**Set exercise**
Give back the lines exactly, from the first one to the line with "ypos = list(range(len(countries)))", both ends included.

**Given data**

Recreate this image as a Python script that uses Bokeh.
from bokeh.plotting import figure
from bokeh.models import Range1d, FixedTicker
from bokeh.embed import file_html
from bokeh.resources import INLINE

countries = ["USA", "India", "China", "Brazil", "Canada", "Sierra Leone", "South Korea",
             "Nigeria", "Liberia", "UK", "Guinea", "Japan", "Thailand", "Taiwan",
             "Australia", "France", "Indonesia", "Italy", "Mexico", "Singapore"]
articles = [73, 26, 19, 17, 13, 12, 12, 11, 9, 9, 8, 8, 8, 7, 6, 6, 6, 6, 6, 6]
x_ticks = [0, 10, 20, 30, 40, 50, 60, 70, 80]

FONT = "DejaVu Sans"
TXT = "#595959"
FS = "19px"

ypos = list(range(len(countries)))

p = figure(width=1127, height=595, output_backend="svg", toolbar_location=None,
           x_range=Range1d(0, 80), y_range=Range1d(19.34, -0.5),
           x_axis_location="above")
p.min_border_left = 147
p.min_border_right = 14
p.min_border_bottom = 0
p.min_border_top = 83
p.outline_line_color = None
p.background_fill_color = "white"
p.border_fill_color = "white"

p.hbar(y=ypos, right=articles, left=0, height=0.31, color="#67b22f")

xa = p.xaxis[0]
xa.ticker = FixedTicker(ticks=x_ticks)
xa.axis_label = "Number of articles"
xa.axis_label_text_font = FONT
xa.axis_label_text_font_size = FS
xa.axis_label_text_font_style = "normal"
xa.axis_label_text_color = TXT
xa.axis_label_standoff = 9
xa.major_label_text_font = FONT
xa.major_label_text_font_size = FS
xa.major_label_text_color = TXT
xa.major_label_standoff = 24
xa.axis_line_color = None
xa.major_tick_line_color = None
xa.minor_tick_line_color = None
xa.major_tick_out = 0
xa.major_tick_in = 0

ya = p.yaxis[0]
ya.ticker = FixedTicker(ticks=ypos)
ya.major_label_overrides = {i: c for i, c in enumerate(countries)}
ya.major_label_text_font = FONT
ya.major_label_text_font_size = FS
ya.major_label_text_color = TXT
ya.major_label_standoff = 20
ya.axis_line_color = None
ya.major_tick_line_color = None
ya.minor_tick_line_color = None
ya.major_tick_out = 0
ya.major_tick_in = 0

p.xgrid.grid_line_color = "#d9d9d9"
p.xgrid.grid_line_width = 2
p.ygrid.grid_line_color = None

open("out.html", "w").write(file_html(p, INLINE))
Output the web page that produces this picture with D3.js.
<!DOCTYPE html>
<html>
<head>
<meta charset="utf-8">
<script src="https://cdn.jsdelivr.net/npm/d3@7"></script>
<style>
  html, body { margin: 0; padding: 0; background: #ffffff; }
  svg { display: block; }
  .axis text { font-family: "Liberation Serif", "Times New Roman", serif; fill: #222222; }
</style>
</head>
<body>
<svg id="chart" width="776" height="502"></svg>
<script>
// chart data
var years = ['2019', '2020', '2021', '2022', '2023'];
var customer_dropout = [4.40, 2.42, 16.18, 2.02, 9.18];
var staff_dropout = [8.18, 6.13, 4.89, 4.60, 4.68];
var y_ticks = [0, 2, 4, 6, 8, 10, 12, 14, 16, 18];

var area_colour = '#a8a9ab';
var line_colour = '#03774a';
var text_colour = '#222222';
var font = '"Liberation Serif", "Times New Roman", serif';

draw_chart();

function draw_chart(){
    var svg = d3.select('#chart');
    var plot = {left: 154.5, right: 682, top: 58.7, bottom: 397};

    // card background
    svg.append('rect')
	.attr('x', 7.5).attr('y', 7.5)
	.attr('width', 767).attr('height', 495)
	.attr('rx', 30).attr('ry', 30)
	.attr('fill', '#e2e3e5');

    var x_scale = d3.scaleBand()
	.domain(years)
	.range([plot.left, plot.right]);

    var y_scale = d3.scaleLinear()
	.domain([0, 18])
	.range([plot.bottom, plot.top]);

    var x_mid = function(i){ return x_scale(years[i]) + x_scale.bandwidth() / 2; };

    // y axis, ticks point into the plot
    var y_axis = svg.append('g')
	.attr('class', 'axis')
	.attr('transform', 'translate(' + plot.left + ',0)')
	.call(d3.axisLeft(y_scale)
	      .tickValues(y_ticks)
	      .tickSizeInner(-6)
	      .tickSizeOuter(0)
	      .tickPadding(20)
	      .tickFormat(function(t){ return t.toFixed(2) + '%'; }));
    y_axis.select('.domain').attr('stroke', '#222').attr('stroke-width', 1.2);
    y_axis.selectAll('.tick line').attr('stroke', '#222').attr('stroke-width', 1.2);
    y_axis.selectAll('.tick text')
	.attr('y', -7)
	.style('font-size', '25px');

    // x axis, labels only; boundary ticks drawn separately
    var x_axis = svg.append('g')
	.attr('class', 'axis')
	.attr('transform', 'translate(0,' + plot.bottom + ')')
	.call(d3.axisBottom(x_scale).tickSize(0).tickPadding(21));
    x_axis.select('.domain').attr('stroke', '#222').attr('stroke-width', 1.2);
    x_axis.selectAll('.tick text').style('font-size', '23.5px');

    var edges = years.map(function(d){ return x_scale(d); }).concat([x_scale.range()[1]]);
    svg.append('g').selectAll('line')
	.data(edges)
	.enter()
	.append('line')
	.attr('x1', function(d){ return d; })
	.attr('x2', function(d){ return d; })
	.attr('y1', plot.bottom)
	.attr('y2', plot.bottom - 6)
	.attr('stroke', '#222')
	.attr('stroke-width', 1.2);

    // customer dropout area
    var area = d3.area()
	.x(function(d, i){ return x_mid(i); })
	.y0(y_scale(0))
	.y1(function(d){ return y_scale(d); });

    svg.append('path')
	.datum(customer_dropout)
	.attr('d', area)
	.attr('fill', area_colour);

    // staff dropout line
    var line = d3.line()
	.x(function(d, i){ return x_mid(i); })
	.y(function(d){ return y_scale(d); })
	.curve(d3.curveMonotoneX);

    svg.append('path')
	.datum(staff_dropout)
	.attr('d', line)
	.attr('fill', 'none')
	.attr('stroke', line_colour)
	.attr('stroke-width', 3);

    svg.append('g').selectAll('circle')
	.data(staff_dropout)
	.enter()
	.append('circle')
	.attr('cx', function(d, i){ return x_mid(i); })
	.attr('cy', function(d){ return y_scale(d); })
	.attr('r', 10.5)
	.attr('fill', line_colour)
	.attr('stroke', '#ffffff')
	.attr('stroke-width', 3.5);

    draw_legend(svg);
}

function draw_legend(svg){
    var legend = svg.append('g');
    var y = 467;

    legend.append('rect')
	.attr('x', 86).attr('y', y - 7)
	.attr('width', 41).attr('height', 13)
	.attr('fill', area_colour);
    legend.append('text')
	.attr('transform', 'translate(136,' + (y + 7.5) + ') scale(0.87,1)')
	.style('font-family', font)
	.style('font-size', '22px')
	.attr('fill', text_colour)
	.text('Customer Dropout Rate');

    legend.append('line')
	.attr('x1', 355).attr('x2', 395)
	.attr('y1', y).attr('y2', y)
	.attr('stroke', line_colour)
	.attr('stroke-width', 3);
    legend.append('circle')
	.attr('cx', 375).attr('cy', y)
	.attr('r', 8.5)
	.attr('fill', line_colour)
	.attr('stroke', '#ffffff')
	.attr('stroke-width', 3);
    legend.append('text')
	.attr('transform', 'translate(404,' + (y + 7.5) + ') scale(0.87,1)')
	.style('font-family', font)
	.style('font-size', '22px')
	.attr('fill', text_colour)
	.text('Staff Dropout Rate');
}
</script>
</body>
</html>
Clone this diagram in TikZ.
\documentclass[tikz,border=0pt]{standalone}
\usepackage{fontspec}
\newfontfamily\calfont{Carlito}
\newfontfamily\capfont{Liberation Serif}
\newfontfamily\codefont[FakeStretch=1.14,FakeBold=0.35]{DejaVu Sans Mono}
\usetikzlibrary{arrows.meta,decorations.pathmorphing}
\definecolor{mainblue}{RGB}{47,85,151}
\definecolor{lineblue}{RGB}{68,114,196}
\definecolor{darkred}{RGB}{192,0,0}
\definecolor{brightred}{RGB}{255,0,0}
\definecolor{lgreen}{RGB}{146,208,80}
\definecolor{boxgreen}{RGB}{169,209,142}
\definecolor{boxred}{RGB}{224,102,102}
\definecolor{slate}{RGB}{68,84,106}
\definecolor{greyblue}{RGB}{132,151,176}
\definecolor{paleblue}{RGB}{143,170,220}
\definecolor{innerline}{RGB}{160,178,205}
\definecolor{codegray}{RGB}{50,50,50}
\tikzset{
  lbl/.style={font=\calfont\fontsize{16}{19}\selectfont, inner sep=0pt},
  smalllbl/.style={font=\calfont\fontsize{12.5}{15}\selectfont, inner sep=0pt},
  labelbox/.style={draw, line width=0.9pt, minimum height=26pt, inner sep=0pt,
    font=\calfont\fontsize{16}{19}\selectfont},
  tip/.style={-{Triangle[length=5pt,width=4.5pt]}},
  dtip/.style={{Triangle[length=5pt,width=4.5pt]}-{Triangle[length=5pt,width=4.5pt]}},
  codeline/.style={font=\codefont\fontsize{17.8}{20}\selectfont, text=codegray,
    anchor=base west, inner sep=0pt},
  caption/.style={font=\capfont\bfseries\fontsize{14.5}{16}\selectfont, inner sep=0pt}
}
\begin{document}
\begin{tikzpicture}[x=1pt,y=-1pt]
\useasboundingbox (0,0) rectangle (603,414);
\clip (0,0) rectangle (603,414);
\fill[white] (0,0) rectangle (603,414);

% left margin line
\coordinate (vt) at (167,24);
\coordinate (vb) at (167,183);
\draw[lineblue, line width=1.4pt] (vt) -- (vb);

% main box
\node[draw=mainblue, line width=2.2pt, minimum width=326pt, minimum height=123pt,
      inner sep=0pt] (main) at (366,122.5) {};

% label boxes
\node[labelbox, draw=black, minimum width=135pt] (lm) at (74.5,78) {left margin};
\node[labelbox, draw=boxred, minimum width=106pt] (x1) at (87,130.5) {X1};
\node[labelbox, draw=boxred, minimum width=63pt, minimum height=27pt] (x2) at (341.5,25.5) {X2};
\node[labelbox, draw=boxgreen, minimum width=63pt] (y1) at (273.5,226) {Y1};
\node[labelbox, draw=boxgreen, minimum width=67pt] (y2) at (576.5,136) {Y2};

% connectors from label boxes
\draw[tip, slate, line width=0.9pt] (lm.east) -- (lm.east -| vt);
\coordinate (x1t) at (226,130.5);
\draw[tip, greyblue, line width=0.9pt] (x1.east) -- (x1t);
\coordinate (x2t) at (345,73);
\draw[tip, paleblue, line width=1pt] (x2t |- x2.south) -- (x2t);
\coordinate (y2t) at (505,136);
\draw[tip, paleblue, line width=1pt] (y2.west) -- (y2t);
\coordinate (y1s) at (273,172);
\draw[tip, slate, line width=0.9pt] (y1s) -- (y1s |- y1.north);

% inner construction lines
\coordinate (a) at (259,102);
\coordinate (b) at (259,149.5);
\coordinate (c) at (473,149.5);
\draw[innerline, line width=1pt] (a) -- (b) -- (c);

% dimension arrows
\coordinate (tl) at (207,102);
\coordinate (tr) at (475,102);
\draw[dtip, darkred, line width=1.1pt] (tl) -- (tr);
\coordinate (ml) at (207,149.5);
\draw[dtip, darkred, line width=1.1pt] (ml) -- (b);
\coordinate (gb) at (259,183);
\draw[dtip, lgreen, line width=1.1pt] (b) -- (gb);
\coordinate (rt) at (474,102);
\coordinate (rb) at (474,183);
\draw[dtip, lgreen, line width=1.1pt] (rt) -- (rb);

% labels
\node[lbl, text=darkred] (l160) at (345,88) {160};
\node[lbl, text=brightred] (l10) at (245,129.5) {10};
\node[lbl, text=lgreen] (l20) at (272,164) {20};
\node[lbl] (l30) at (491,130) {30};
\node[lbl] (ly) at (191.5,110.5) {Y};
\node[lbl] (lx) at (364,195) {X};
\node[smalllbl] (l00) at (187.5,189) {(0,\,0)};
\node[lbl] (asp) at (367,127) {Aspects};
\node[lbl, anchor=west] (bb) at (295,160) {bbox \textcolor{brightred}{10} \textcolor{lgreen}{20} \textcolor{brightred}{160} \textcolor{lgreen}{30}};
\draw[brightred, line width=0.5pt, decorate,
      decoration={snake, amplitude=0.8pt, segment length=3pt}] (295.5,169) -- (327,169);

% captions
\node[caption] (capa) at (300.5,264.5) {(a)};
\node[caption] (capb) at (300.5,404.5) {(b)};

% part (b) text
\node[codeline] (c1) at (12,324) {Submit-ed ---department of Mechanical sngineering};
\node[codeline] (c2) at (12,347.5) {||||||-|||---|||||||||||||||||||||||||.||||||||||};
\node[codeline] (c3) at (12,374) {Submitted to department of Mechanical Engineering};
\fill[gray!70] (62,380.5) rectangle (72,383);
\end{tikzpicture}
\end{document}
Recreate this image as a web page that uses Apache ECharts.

**Response for this exercise**
Recreate this image as a Python script that uses Bokeh.
from bokeh.plotting import figure
from bokeh.models import Range1d, FixedTicker
from bokeh.embed import file_html
from bokeh.resources import INLINE

countries = ["USA", "India", "China", "Brazil", "Canada", "Sierra Leone", "South Korea",
             "Nigeria", "Liberia", "UK", "Guinea", "Japan", "Thailand", "Taiwan",
             "Australia", "France", "Indonesia", "Italy", "Mexico", "Singapore"]
articles = [73, 26, 19, 17, 13, 12, 12, 11, 9, 9, 8, 8, 8, 7, 6, 6, 6, 6, 6, 6]
x_ticks = [0, 10, 20, 30, 40, 50, 60, 70, 80]

FONT = "DejaVu Sans"
TXT = "#595959"
FS = "19px"

ypos = list(range(len(countries)))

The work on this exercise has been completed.